Let me take you through some simple steps to make this visible for those that are interested.
Starting with a resource in WorldCat: http://www.worldcat.org/oclc/41266045. Clicking that link will take you to the page for Harry Potter and the prisoner of Azkaban. As we did not indicate otherwise, the content-negotiation defaulted to returning the html web page.
To specify that we want RDF/XML we would specify http://www.worldcat.org/oclc/41266045.rdf (dependant on your browser this may not display anything, but allow you to download the result to view in your favourite editor)
For JSON specify http://www.worldcat.org/oclc/41266045.jsonld
For turtle specify http://www.worldcat.org/oclc/41266045.ttl
For triples specify http://www.worldcat.org/oclc/41266045.nt
This allows you to manually specify the serialisation format you require.

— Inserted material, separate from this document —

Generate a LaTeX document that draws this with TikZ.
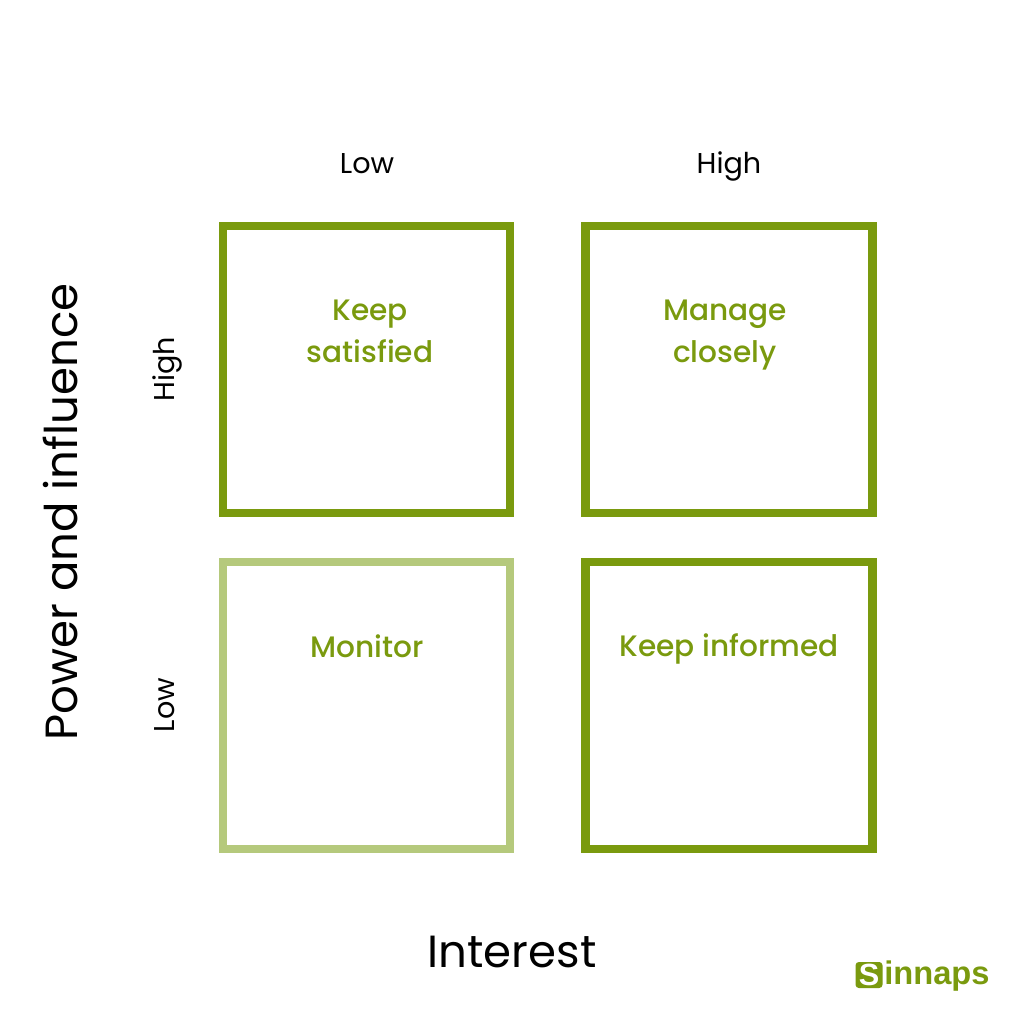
\documentclass[tikz,border=0pt]{standalone}
\usepackage{fontspec}
\setmainfont{Poppins}
\newfontfamily\quadfont{Poppins Medium}
\newfontfamily\logofont{Liberation Sans}
\definecolor{boxgreen}{HTML}{7A9A0E}
\definecolor{palegreen}{HTML}{B5C97C}
\tikzset{
  quad/.style={draw=boxgreen,line width=8.5pt*0.75,minimum size=287*0.75pt,inner sep=0pt},
  quadtext/.style={text=boxgreen,font=\fontsize{22.2}{31.5}\selectfont\quadfont,align=center},
  axislabel/.style={font=\fontsize{21.5}{24}\selectfont,text height=15pt,text depth=4pt},
  axistitle/.style={font=\fontsize{33.8}{40}\selectfont},
  logobox/.style={fill=boxgreen,rounded corners=2.5pt,text=white,inner sep=0pt,minimum width=27*0.75pt,minimum height=26*0.75pt,font=\fontsize{23}{26}\selectfont\logofont\bfseries},
  logotext/.style={text=boxgreen,inner sep=0pt,font=\fontsize{24.5}{30}\selectfont\logofont\bfseries},
}
\begin{document}
\begin{tikzpicture}[x=0.75pt,y=-0.75pt]
\useasboundingbox (0,0) rectangle (1024,1024);
\node[quad] (kA) at (366.5,369.5) {};
\node[quad] (kB) at (729,369.5) {};
\node[quad,draw=palegreen] (kC) at (366.5,705.5) {};
\node[quad] (kD) at (729,705.5) {};
\node[quadtext] (tA) at (370,331) {Keep\\satisfied};
\node[quadtext] (tB) at (725,335) {Manage\\closely};
\node[quadtext] (tC) at (367,646) {Monitor};
\node[quadtext] (tD) at (729,649) {Keep informed};
\node[axislabel] (xL) at (367,166) {Low};
\node[axislabel] (xH) at (729,166) {High};
\node[axislabel,rotate=90] (yH) at (167,369) {High};
\node[axislabel,rotate=90] (yL) at (167,705) {Low};
\node[axistitle,rotate=90] (yT) at (60,512) {Power and influence};
\node[axistitle] (xT) at (512,952) {Interest};
\node[logobox] (logoS) at (869,975) {S};
\node[logotext,anchor=west] (logoT) at (884,976) {innaps};
\end{tikzpicture}
\end{document}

You can also do it from within a program by specifying, to the http protocol, the format that you would accept from accessing the URI. This means that you do not have to write code to add the relevant suffix to each URI that you access. You can replicate the effect by using curl, a command line http client tool:
curl -L -H “Accept: application/rdf+xml” http://www.worldcat.org/oclc/41266045
curl -L -H “Accept: application/ld+json” http://www.worldcat.org/oclc/41266045
curl -L -H “Accept: text/turtle” http://www.worldcat.org/oclc/41266045
curl -L -H “Accept: text/plain” http://www.worldcat.org/oclc/41266045
So, how can I use it? However you like.
If you embed links to WorldCat resources in your linked data, the standard tools used to navigate around your data should now be able to automatically follow those links into and around WorldCat data. If you have the URI for a WorldCat resource, which you can create by prefixing an oclc number with ‘http://www.worldcat.org/oclc/’, you can use it in a program, browser plug-in, smartphone/facebook app to pull data back, in a format that you prefer, to work with or display.
Go have a play, I would love to hear how people use this.